At the suggestion of a friend with whom I shared many breakfasts/brunches, I quickly graduated from traditional scrambles eggs to a creamier version.  I found that not only did the eggs look and stay more moist (not runny), but they led themselves to experimentation that allowed for heretofore untried variety.  Eggs, toast, fruit, and bacon or other breakfast meat if you are that hungry, make for a great sit-down opportunity to get your day off right.  It's the eggs that merit some detail, and once you've done them a couple of times the process is not nearly so cumbersome as the number of steps would indicate.  It becomes a very seamless process, and one that's easily adapted to breakfast for a crowd as well as for a party of one.  Let's go!

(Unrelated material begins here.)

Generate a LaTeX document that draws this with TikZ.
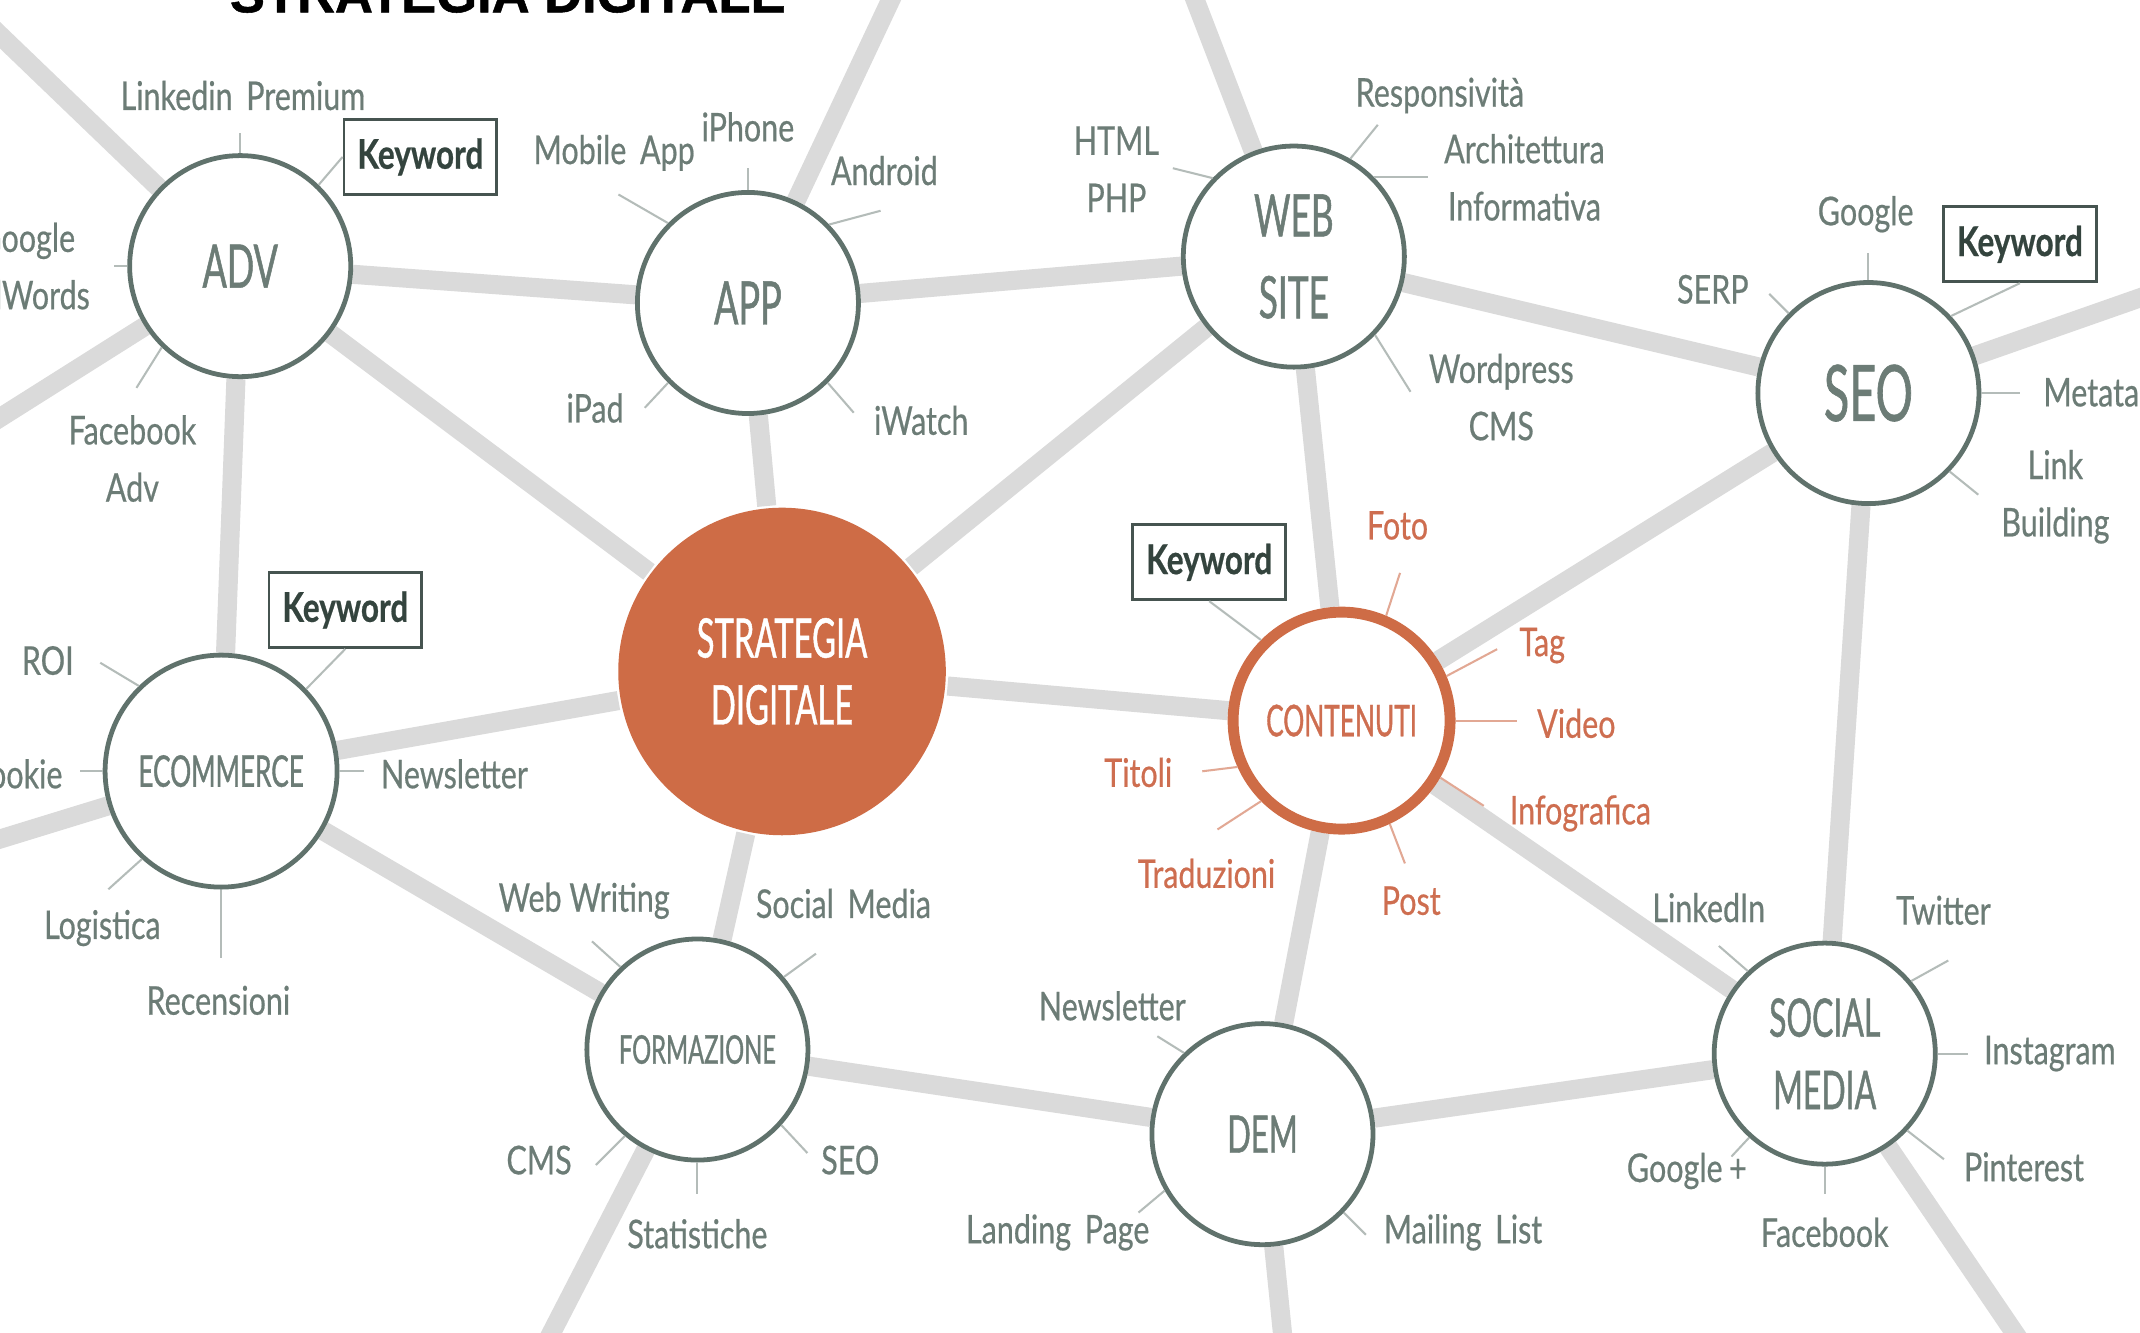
\documentclass[tikz,border=0pt]{standalone}
\usepackage{fontspec}
\newfontfamily\gs[FakeStretch=0.77,FakeBold=0.5]{Lato}
\newfontfamily\gh[FakeStretch=0.6,FakeBold=0.8]{Lato}
\newfontfamily\titlefont[FakeBold=1]{Liberation Sans}
\usetikzlibrary{backgrounds}
\definecolor{txt}{RGB}{108,124,118}
\definecolor{ring}{RGB}{96,114,108}
\definecolor{band}{RGB}{218,218,218}
\definecolor{orng}{RGB}{206,108,70}
\definecolor{otxt}{RGB}{206,110,80}
\definecolor{kwtxt}{RGB}{52,68,62}
\definecolor{kwline}{RGB}{70,84,80}
\definecolor{tickc}{RGB}{180,188,185}
\definecolor{otick}{RGB}{226,168,148}
\newcommand\hubfont[2]{\gh\fontsize{#1}{#2}\selectfont}
\newcommand\gap{\hspace{10pt}}
\tikzset{
  hub/.style={circle, draw=ring, line width=3.5pt, fill=white, inner sep=0pt, minimum size=162pt, text=txt, align=center},
  lbl/.style={text=txt, font=\gs\fontsize{29}{42}\selectfont, align=center, inner sep=0pt},
  olbl/.style={lbl, text=otxt},
  kwbox/.style={draw=kwline, line width=2pt, fill=white, text=kwtxt, font=\gs\bfseries\fontsize{30}{30}\selectfont, minimum width=112pt, minimum height=55pt, inner sep=0pt},
  bandline/.style={draw=band, line width=14pt},
  tk/.style={draw=tickc, line width=1.5pt},
  otk/.style={draw=otick, line width=1.5pt},
}
\begin{document}
\begin{tikzpicture}[x=1pt,y=1pt]
\useasboundingbox (0,0) rectangle (1568,-976);
% title
\node[font=\titlefont\bfseries\fontsize{38.5}{40}\selectfont, anchor=base, inner sep=0pt] (title) at (372,-9) {STRATEGIA DIGITALE};
% hubs
\node[hub, font=\hubfont{44}{60}] (adv) at (176,-195) {ADV};
\node[hub, font=\hubfont{44}{60}] (app) at (548,-222) {APP};
\node[hub, font=\hubfont{43}{60}] (web) at (948,-188) {WEB\\SITE};
\node[hub, font=\hubfont{57}{60}] (seo) at (1369,-288) {SEO};
\node[hub, draw=none, fill=orng, minimum size=240pt, text=white, font=\hubfont{40}{49}] (strat) at (573,-492) {STRATEGIA\\DIGITALE};
\node[hub, draw=orng, line width=8pt, minimum size=159pt, text=otxt, font=\hubfont{32}{40}] (cont) at (983,-528) {CONTENUTI};
\node[hub, minimum size=170pt, font=\hubfont{32}{40}] (ecom) at (162,-565) {ECOMMERCE};
\node[hub, font=\hubfont{29}{40}] (form) at (511,-769) {FORMAZIONE};
\node[hub, font=\hubfont{38}{40}] (dem) at (925,-831) {DEM};
\node[hub, font=\hubfont{39}{53}] (soc) at (1337,-772) {SOCIAL\\MEDIA};
% keyword boxes
\node[kwbox] (kwA) at (308,-115) {Keyword};
\node[kwbox] (kwB) at (1480,-179) {Keyword};
\node[kwbox] (kwC) at (886,-412) {Keyword};
\node[kwbox] (kwD) at (253,-447) {Keyword};
% labels
\node[lbl] (adv1) at (178,-70) {Linkedin\gap Premium};
\node[lbl] (adv2) at (20,-195) {Google\\AdWords};
\node[lbl] (adv3) at (97,-336) {Facebook\\Adv};
\node[lbl] (app1) at (450,-112) {Mobile\gap App};
\node[lbl] (app2) at (548,-93) {iPhone};
\node[lbl] (app3) at (648,-125) {Android};
\node[lbl] (app4) at (436,-299) {iPad};
\node[lbl] (app5) at (675,-308) {iWatch};
\node[lbl] (web1) at (818,-124) {HTML\\PHP};
\node[lbl] (web2) at (1055,-70) {Responsività};
\node[lbl] (web3) at (1117,-130) {Architettura\\Informativa};
\node[lbl] (web4) at (1100,-291) {Wordpress\\CMS};
\node[lbl] (seo1) at (1367,-157) {Google};
\node[lbl] (seo2) at (1255,-212) {SERP};
\node[lbl, anchor=west] (seo3) at (1497,-290) {Metatag};
\node[lbl] (seo4) at (1506,-364) {Link\\Building};
\node[olbl] (cont1) at (1024,-385) {Foto};
\node[olbl] (cont2) at (1130,-473) {Tag};
\node[olbl] (cont3) at (1155,-530) {Video};
\node[olbl] (cont4) at (1158,-596) {Infografica};
\node[olbl] (cont5) at (1034,-660) {Post};
\node[olbl] (cont6) at (834,-566) {Titoli};
\node[olbl] (cont7) at (884,-640) {Traduzioni};
\node[lbl] (ecom1) at (35,-484) {ROI};
\node[lbl, anchor=east] (ecom2) at (46,-567) {Cookie};
\node[lbl] (ecom3) at (333,-567) {Newsletter};
\node[lbl] (ecom4) at (75,-680) {Logistica};
\node[lbl] (ecom5) at (160,-733) {Recensioni};
\node[lbl] (form1) at (428,-660) {Web Writing};
\node[lbl] (form2) at (618,-662) {Social\gap Media};
\node[lbl] (form3) at (395,-850) {CMS};
\node[lbl] (form4) at (623,-850) {SEO};
\node[lbl] (form5) at (511,-904) {Statistiche};
\node[lbl] (dem1) at (815,-737) {Newsletter};
\node[lbl] (dem2) at (775,-903) {Landing\gap Page};
\node[lbl] (dem3) at (1072,-903) {Mailing\gap List};
\node[lbl] (soc1) at (1252,-665) {LinkedIn};
\node[lbl] (soc2) at (1424,-667) {Twitter};
\node[lbl] (soc3) at (1502,-772) {Instagram};
\node[lbl] (soc4) at (1483,-855) {Pinterest};
\node[lbl] (soc5) at (1337,-903) {Facebook};
\node[lbl] (soc6) at (1236,-858) {Google\,+};
% ticks
\draw[tk] (adv.90) -- ++(90:15);
\draw[tk] (adv.46) -- (kwA.west);
\draw[tk] (adv.180) -- ++(180:10);
\draw[tk] (adv.226) -- ++(238:35);
\draw[tk] (app.135) -- ++(150:42);
\draw[tk] (app.90) -- ++(90:16);
\draw[tk] (app.44) -- ++(15:39);
\draw[tk] (app.225) -- ++(227:25);
\draw[tk] (app.315) -- ++(311:29);
\draw[tk] (web.136) -- ++(166:30);
\draw[tk] (web.60) -- ++(51:32);
\draw[tk] (web.45) -- ++(0:40);
\draw[tk] (web.316) -- ++(302:49);
\draw[tk] (seo.90) -- ++(90:20);
\draw[tk] (seo.43) -- (kwB.south);
\draw[tk] (seo.135) -- ++(135:20);
\draw[tk] (seo.0) -- ++(0:28);
\draw[tk] (seo.316) -- ++(321:27);
\draw[tk] (cont.135) -- (kwC.south);
\draw[otk] (cont.67) -- ++(72:33);
\draw[otk] (cont.23) -- ++(28:42);
\draw[otk] (cont.0) -- ++(0:45);
\draw[otk] (cont.330) -- ++(327:38);
\draw[otk] (cont.295) -- ++(291:31);
\draw[otk] (cont.204) -- ++(187:26);
\draw[otk] (cont.225) -- ++(213:38);
\draw[tk] (ecom.44) -- (kwD.south);
\draw[tk] (ecom.134) -- ++(149:33);
\draw[tk] (ecom.180) -- ++(180:17);
\draw[tk] (ecom.0) -- ++(0:18);
\draw[tk] (ecom.228) -- ++(222:33);
\draw[tk] (ecom.270) -- ++(270:50);
\draw[tk] (form.133) -- ++(138:28);
\draw[tk] (form.40) -- ++(36:29);
\draw[tk] (form.230) -- ++(225:30);
\draw[tk] (form.318) -- ++(313:28);
\draw[tk] (form.270) -- ++(270:23);
\draw[tk] (dem.134) -- ++(148:23);
\draw[tk] (dem.210) -- ++(220:25);
\draw[tk] (dem.316) -- ++(315:23);
\draw[tk] (soc.133) -- ++(139:28);
\draw[tk] (soc.40) -- ++(29:31);
\draw[tk] (soc.0) -- ++(0:22);
\draw[tk] (soc.317) -- ++(322:34);
\draw[tk] (soc.270) -- ++(270:20);
\draw[tk] (soc.228) -- ++(227:19);
% bands
\begin{scope}[on background layer]
  \fill[white] (0,0) rectangle (1568,-976);
  \coordinate (e1) at (-30,3);
  \coordinate (e2) at (-30,-325);
  \coordinate (e3) at (662,20);
  \coordinate (e4) at (868,20);
  \coordinate (e5) at (1600,-207);
  \coordinate (e6) at (-30,-624);
  \coordinate (e7) at (392,-1000);
  \coordinate (e8) at (942,-1000);
  \coordinate (e9) at (1492,-1000);
  \draw[bandline] (adv) -- (e1);
  \draw[bandline] (adv) -- (e2);
  \draw[bandline] (app) -- (e3);
  \draw[bandline] (web) -- (e4);
  \draw[bandline] (seo) -- (e5);
  \draw[bandline] (ecom) -- (e6);
  \draw[bandline] (form) -- (e7);
  \draw[bandline] (dem) -- (e8);
  \draw[bandline] (soc) -- (e9);
  \draw[bandline] (adv) -- (app);
  \draw[bandline] (adv) -- (strat);
  \draw[bandline] (adv) -- (ecom);
  \draw[bandline] (app) -- (web);
  \draw[bandline] (app) -- (strat);
  \draw[bandline] (web) -- (strat);
  \draw[bandline] (web) -- (seo);
  \draw[bandline] (web) -- (cont);
  \draw[bandline] (seo) -- (cont);
  \draw[bandline] (seo) -- (soc);
  \draw[bandline] (strat) -- (ecom);
  \draw[bandline] (strat) -- (cont);
  \draw[bandline] (strat) -- (form);
  \draw[bandline] (ecom) -- (form);
  \draw[bandline] (form) -- (dem);
  \draw[bandline] (cont) -- (dem);
  \draw[bandline] (cont) -- (soc);
  \draw[bandline] (dem) -- (soc);
\end{scope}
\end{tikzpicture}
\end{document}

Start with two eggs - more if you're really hungry,  or less if you're a one-egg person.  If you've invited a crowd, allow two eggs per person.
Whisk the eggs until they are well combined, yolks and whites.
Butter ​comes next.  Depending upon your likes or preferences or taste, cut 1 - 2 tablespoons per person (use the markings that are conveniently located on the paper wrapper on the stick of butter), and then cut that into cubes.  Also, cut a pat of butter  and start it melting in your pan - a larger pat and pan if you're expanding the recipe to accommodate a larger party.  You don't want the temperature of your pan to be much above the melting point of the butter - 140 degrees if you can adjust it that accurately.
Pour ​the eggs into the pan and add the cubed pieces of butter.  Stir constantly until the butter is melted.  At this point the eggs should not show signs that they are curdling or otherwise being cooked or setting up.  If they do, remove the pan from the heat and reduce the heat - you only want to fully incorporate the melting butter into the eggs at this point.  Once the butter is melted and incorporated into the eggs,...
Increase the cooking temperature ever so slightly to the point that you start to see the eggs setting up, or curdling.  You should be gently stirring the eggs all this time.  Once approximately one-half to two-thirds of the eggs appear to have curdled,  add some milk, half-and-half, or cream and continue stirring until all of the eggs are just about curdled.  At this point you can also add cheese (your choice/favorite), herbs (chives, rosemary), or diced veggies.
Transfer ​the eggs to your plate (or a serving platter), along with your toast, fruit - maybe some grits or hash browns - and season to taste.